Nach 60 Jahren neue Nazis?
In Sachsen und Brandenburg zogen Neonazis von NPD und DVU wieder in die Landtage ein. Sie erhielten dort mehr Wählerstimmen als die Hitlerpartei nur fünf Jahre bevor sie 1933 an die Macht gelangte.
In ihren fast wöchentlichen Aufmärschen verunglimpfen sie Flüchtlingen und Einwanderer, grölen rassistische und antisemitische Parolen, verherrlichen die Nazizeit. Ausgrenzung Andersdenkender, Brandstiftung und Morde, Abschiebung von Asylbewerbern. Fremdenfeindlichkeit und Rassismus verbreiten ein Klima der Angst und Gewalt in unserem Land.
Weit über 100 Menschen wurden in den letzten Jahren von rassistischen und faschistischen Tätern ermordert.
Behörden und Justiz erweisen sich als unfähig, den Neofaschisten Einhalt zu gebieten. Regelmäßig werden ihre Aufmärsche erlaubt. Das NPD Verbot scheiterte an der Inkompetenz der Politik und Unfähigkeit der Geheimdienste, die Verfassung zu schützen.
Wie in der Weimarer Zeit, bilden Massenarbeitslosigkeit und der Abbau sozialer Sicherungssysteme den Nährboden, auf dem die Demagogie der neuen Nazis gedeihen kann. Die derzeit betriebene neoliberalen Wirtschaftspolitik verschreibt die selben Rezepte, die vor 1933 zur Katastrophe beitrugen: Verarmung grosser Teile der Bevölkerung durch den Abbau immer weiterer Sozialleistung auf der einen Seite, Förderung des Reichtums- und der Unternehmens- und Aktionärsprofite durch Steuersenkungen und Begünstigung großer Vermögen auf der anderen.

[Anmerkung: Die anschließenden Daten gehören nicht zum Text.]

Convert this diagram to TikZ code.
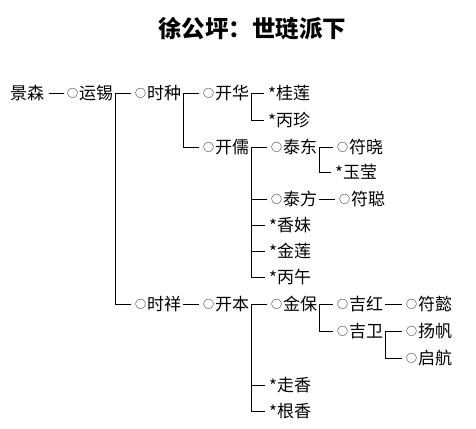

Im Lande selbst wird ein massiver Abbau von Demokratie, Bürgerrechten, rechts- und sozialstaatlichen Standards durchgesetzt. Gewerkschaftliche Rechte werden auf breiter Front angegriffen und beseitigt. Damit wächst rapide die Zahl derjenigen, für die Kultur und Zivilisation an Bedeutung verlieren, weil sie für sich ohnehin keinerlei Möglichkeit sehen, daran teilzunehmen.

Gerechtigkeit schafft Frieden
Der Tag der Befreiung vor 60 Jahren erinnert uns an unsere Verantwortung vor der Geschichte: Sie heißt: Niemals wieder darf zugelassen werden, dass Faschismus und Krieg die Oberhand gewinnen.
Deshalb treten wir an diesem Tag ein:
  • Für ein gemeinsames und konsequentes Zurückweisen jeder neofaschistischen und rassistischen Politik. Parteien und Organisationen wie NPD, DVU, Nazi-kameradschaften und andere müssen endlich aufgelöst werden.
  • Für eine Politik der sozialen Gerechtigkeit. Soziale Errungenschaften müssen bewahrt und ausgebaut werden.
  • Für demokratische Rechte und Freiheiten. Schluss mit der immer engmaschigeren Überwachung der Bürger und Bürgerinnen. Schluss mit der neu belebten Berufsverbotspraxis.
  • Für Abrüstung und Frieden. Ächtung und Verweigerung des Krieges. 60 Jahre nach der Befreiung schuldet unser Land der Welt keine Soldaten und keine Waffen, sondern Beiträge zu Frieden, solidarischer Zusammenarbeit und sozialer Gerechtigkeit.
Wir wollen beitragen zur Lösung der vielen ökologischen, ethnischen, sozialen, wirtschaftlichen und politischen Probleme. Das kann nur mit nichtmilitärischen Mitteln gelingen:
Friedlich, demokratisch, solidarisch und sozial!